After a season that started of with plenty of promise and even a brief flirtation with the playoff places, Wigan's return to the Championship has descended into chaos.

Having won four of their first ten league games, Wigan have managed to only match that tally in their next 27 league outings, and find themselves outside the relegation on goal difference alone following Tuesday night's defeat at Blackburn, coupled with Rotherham's late win at QPR on Wednesday.

The fact is though, even in that promising early start to the season, Wigan were failing to take opportunities to pick up points that would have been priceless in their current predicament, and that is a trend that has continued throughout the season.

Just five games into the campaign Wigan travelled to a QPR side that had lost their opening four games, including shipping seven at West Brom, and suffered a lacklustre 1-0 defeat to Steve McLaren's side.

Not long after, Preston, who were winless in ten, welcomed Wigan to Deepdale and proceeded to put four unanswered past Paul Cook's men. It was also Wigan who handed Ipswich just their second win, and first at Portman Road, all season in mid-December.

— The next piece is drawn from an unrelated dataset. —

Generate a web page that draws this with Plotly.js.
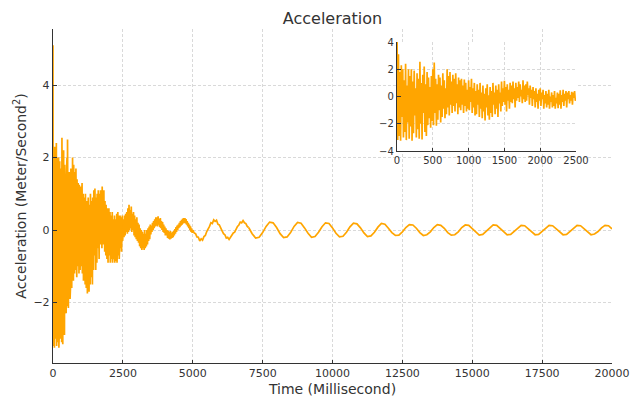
<!DOCTYPE html>
<html>
<head>
<meta charset="utf-8">
<script src="https://cdn.plot.ly/plotly-3.0.1.min.js"></script>
<style>html,body{margin:0;padding:0;background:#fff;}#chart{width:632px;height:399px;}</style>
</head>
<body>
<div id="chart"></div>
<script>
// Time grid of each segment (ms): start and sampling step
var segStartA = 0, segStepA = 10;       // 0 .. 2500
var segStartB = 2500, segStepB = 20;    // 2500 .. 5000
var segStartC1 = 5000, segStepC1 = 50;  // 5000 .. 7000
var segStartC2 = 7000, segStepC2 = 125; // 7000 .. 20000

// Segment A: 0..2500 ms, every 10 ms (noisy start)
var accelA = [
  5.1, -3.2, 3.1, -2.9, 1.8, -3.25, 2.3, -1.5, 2.0, -3.0,
  1.2, -2.6, 2.4, -3.2, 0.8, -1.9, 2.0, -3.1, 1.5, -2.2,
  2.0, -3.25, 1.1, -2.7, 1.9, -1.4, 0.6, -3.0, 1.7, -2.4,
  1.3, -3.1, 2.55, -2.0, 1.0, -3.15, 1.6, -1.2, 2.2, -2.6,
  0.9, -2.9, 1.8, -2.1, 1.4, -1.6, 0.7, -2.3, 1.5, -1.8,
  2.0, -2.1, 2.5, -1.2, 1.3, -2.15, 0.9, -1.7, 1.6, -1.0,
  1.4, -1.9, 0.8, -1.5, 1.7, -0.9, 1.2, -1.6, 0.6, -1.3,
  2.0, -0.8, 1.5, -1.4, 1.8, -0.6, 1.1, -1.2, 1.6, -0.7,
  1.3, -1.1, 1.7, -0.5, 0.9, -1.3, 1.4, -0.8, 1.2, -1.0,
  1.3, -0.6, 0.8, -1.2, 1.25, -0.7, 1.0, -1.1, 0.5, -0.9,
  1.2, -1.0, 0.7, -0.4, 1.3, -1.2, 0.6, -0.8, 1.0, -1.4,
  0.4, -1.3, 0.9, -0.6, 0.5, -1.5, 1.0, -0.9, 0.3, -1.6,
  0.8, -1.1, 0.2, -1.75, 0.6, -0.8, 0.9, -1.4, 0.1, -1.7,
  0.7, -1.2, 0.4, -1.5, 1.0, -0.6, 0.3, -1.3, 0.8, -0.9,
  0.5, -1.5, 0.9, -0.5, 0.3, -1.1, 1.1, -0.7, 0.6, -0.4,
  1.15, -0.6, 0.7, -1.1, 0.9, -0.3, 0.5, -0.9, 1.0, -0.4,
  0.8, -0.5, 1.1, -0.2, 0.6, -0.8, 1.0, -0.3, 0.7, -0.1,
  1.1, -0.4, 0.9, 0.0, 0.5, -0.5, 1.2, -0.2, 0.8, -0.4,
  0.9, -0.3, 1.1, 0.1, 0.6, -0.6, 0.8, -0.1, 0.5, -0.7,
  0.7, -0.2, 0.4, -0.8, 0.6, -0.4, 0.2, -0.9, 0.5, -0.3,
  0.6, -0.7, 0.3, -0.2, 0.5, -0.9, 0.1, -0.5, 0.4, -0.8,
  0.2, -0.6, 0.5, -0.9, 0.0, -0.4, 0.3, -0.8, 0.1, -0.7,
  0.4, -0.9, -0.1, -0.5, 0.3, -0.85, 0.2, -0.6, 0.45, -0.9,
  0.1, -0.4, 0.5, -0.7, 0.2, -0.3, 0.4, -0.8, 0.3, -0.2,
  0.4, -0.5, 0.1, -0.3, 0.35, -0.6, 0.3, -0.1, 0.4, -0.3,
  -0.2
];

// Segment B: 2500..5000 ms, every 20 ms
var accelB = [
  -0.2, 0.3, -0.2, 0.4, -0.15, 0.45, -0.05, 0.5, -0.1, 0.6,
  -0.05, 0.7, 0.0, 0.55, 0.05, 0.65, -0.05, 0.45, 0.0, 0.5,
  -0.15, 0.4, -0.2, 0.3, -0.25, 0.35, -0.3, 0.2, -0.35, 0.15,
  -0.45, 0.05, -0.5, 0.0, -0.55, -0.05, -0.5, -0.1, -0.55, 0.0,
  -0.5, -0.1, -0.45, 0.0, -0.4, 0.05, -0.3, 0.1, -0.25, 0.15,
  -0.12, 0.12, -0.05, 0.2, 0.0, 0.25, 0.05, 0.3, 0.1, 0.35,
  0.12, 0.35, 0.1, 0.38, 0.15, 0.3, 0.08, 0.33, 0.05, 0.25,
  0.0, 0.22, -0.05, 0.15, -0.08, 0.1, -0.15, 0.05, -0.15, 0.0,
  -0.22, -0.02, -0.24, -0.05, -0.26, -0.03, -0.24, -0.08, -0.22, -0.05,
  -0.2, -0.02, -0.15, 0.03, -0.1, 0.08, -0.05, 0.12, 0.0, 0.15,
  0.05, 0.2, 0.08, 0.25, 0.12, 0.28, 0.15, 0.32, 0.18, 0.33,
  0.2, 0.33, 0.18, 0.3, 0.15, 0.25, 0.1, 0.2, 0.05, 0.15,
  0.0, 0.1, -0.05, 0.05, -0.08,
  0.0
];

// Segment C1: 5000..7000 ms, every 50 ms
var accelC1 = [
  0.0, -0.08, -0.1, -0.19, -0.2, -0.3, -0.24, -0.28, -0.18, -0.15,
  -0.04, 0.02, 0.1, 0.2, 0.18, 0.28, 0.24, 0.27, 0.16, 0.14,
  0.04, -0.02, -0.1, -0.13, -0.22, -0.2, -0.26, -0.2, -0.17, -0.08,
  -0.06, 0.05, 0.1, 0.14, 0.22, 0.2, 0.26, 0.2, 0.18, 0.1,
  0.07
];

// Segment C2: 7000..20000 ms, every 125 ms (settled oscillation)
var accelC2 = [
  0.07, -0.10, -0.22, -0.20, -0.07, 0.10, 0.22, 0.20,
  0.07, -0.10, -0.21, -0.19, -0.07, 0.10, 0.21, 0.19,
  0.06, -0.09, -0.20, -0.18, -0.06, 0.09, 0.20, 0.18,
  0.06, -0.09, -0.19, -0.17, -0.06, 0.09, 0.19, 0.17,
  0.06, -0.08, -0.18, -0.16, -0.06, 0.08, 0.18, 0.16,
  0.05, -0.07, -0.15, -0.14, -0.05, 0.07, 0.15, 0.14,
  0.05, -0.07, -0.15, -0.13, -0.05, 0.07, 0.15, 0.13,
  0.05, -0.07, -0.14, -0.13, -0.05, 0.07, 0.14, 0.13,
  0.04, -0.06, -0.14, -0.12, -0.04, 0.06, 0.14, 0.13,
  0.04, -0.06, -0.13, -0.12, -0.04, 0.06, 0.13, 0.12,
  0.04, -0.06, -0.13, -0.12, -0.04, 0.06, 0.13, 0.12,
  0.04, -0.06, -0.13, -0.12, -0.04, 0.06, 0.13, 0.12,
  0.04, -0.06, -0.13, -0.11, -0.04, 0.06, 0.13, 0.12,
  0.03
];

var mainXTicks = [0, 2500, 5000, 7500, 10000, 12500, 15000, 17500, 20000];
var mainYTicks = [-2, 0, 2, 4];
var insetXTicks = [0, 500, 1000, 1500, 2000, 2500];
var insetYTicks = [-4, -2, 0, 2, 4];

var lineColor = '#FFA500';
function seg(y, x0, dx, xa, ya) {
  return {type: 'scatter', mode: 'lines', y: y, x0: x0, dx: dx,
    xaxis: xa, yaxis: ya, line: {color: lineColor, width: 1.7},
    hoverinfo: 'skip', showlegend: false};
}

var data = [
  seg(accelA, segStartA, segStepA, 'x', 'y'),
  seg(accelB, segStartB, segStepB, 'x', 'y'),
  seg(accelC1, segStartC1, segStepC1, 'x', 'y'),
  seg(accelC2, segStartC2, segStepC2, 'x', 'y'),
  seg(accelA, segStartA, segStepA, 'x2', 'y2')
];

var fam = 'DejaVu Sans, sans-serif';
var gridStyle = {showgrid: true, gridcolor: '#cfcfcf', gridwidth: 0.8, griddash: '3px,2px',
  zeroline: false, showline: true, linecolor: '#333', linewidth: 1.2,
  ticks: 'inside', ticklen: 3.5, tickcolor: '#333', tickwidth: 1, mirror: false};

var layout = {
  width: 632, height: 399,
  paper_bgcolor: '#fff', plot_bgcolor: '#fff',
  margin: {l: 53, r: 20, t: 29, b: 36, pad: 0},
  font: {family: fam, color: '#333', size: 11},
  showlegend: false,
  title: {text: 'Acceleration', font: {size: 16, color: '#333', family: fam},
    x: 0.5, xref: 'paper', xanchor: 'center', y: 0.955, yref: 'container', yanchor: 'middle'},
  xaxis: Object.assign({}, gridStyle, {domain: [0, 1], range: [0, 20000], tickvals: mainXTicks,
    ticktext: mainXTicks.map(String), tickfont: {size: 11},
    title: {text: 'Time (Millisecond)', font: {size: 14}, standoff: 4}}),
  yaxis: Object.assign({}, gridStyle, {domain: [0, 1], range: [-3.67, 5.55], tickvals: mainYTicks,
    tickfont: {size: 11},
    title: {text: 'Acceleration (Meter/Second<sup>2</sup>)', font: {size: 14}, standoff: 3}}),
  xaxis2: Object.assign({}, gridStyle, {domain: [0.6154, 0.9356], range: [0, 2500], anchor: 'y2',
    tickvals: insetXTicks, ticktext: insetXTicks.map(String), tickfont: {size: 10}}),
  yaxis2: Object.assign({}, gridStyle, {domain: [0.6347, 0.961], range: [-4, 4], anchor: 'x2',
    tickvals: insetYTicks, tickfont: {size: 10}})
};

Plotly.newPlot('chart', data, layout, {staticPlot: true, displayModeBar: false});
</script>
</body>
</html>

By the time Wigan arrived at an injury-ravaged and bang out of form Blackburn on Tuesday, there was a sense of now or never for Wigan to end a six-game wait for a win, and pick up their first win on the road since August. Instead, it was their League One title rivals from last campaign who ran out 3-0 winners thanks to a Danny Graham double and a late Bradley Dack tap in.

All three goals came courtesy of three big defensive errors from three different Wigan defenders: Reece James conceded a penalty; Chey Dunkley miscued a long clearance from Rovers goalkeeper David Raya to let Graham in, before Jonas Olsson's weak backpass left 'keeper Jamie Jones at the mercy of Dack for the attacker's first goal in six to end Rovers run of seven without a win.

Quite simply, Wigan have become the slump-busters of the Championship.

What is just as concerning is that with Rovers' reputation for late collapses this season and the makeshift defence that saw two full backs and an EFL debutant in Tyler Magloire making up Rovers' central defensive three, Wigan barely made them sweat in the final stages, right now there seems to be no fight in this side.

Had the Latics picked up even just a handful of points from these fixtures the picture could have been so different, but there is now huge pressure on Saturday's meeting at home to local rivals and fellow strugglers Bolton. Lose that, and a prospect of a fifth consecutive change of division between the Championship and League One for Wigan becomes a huge possibility.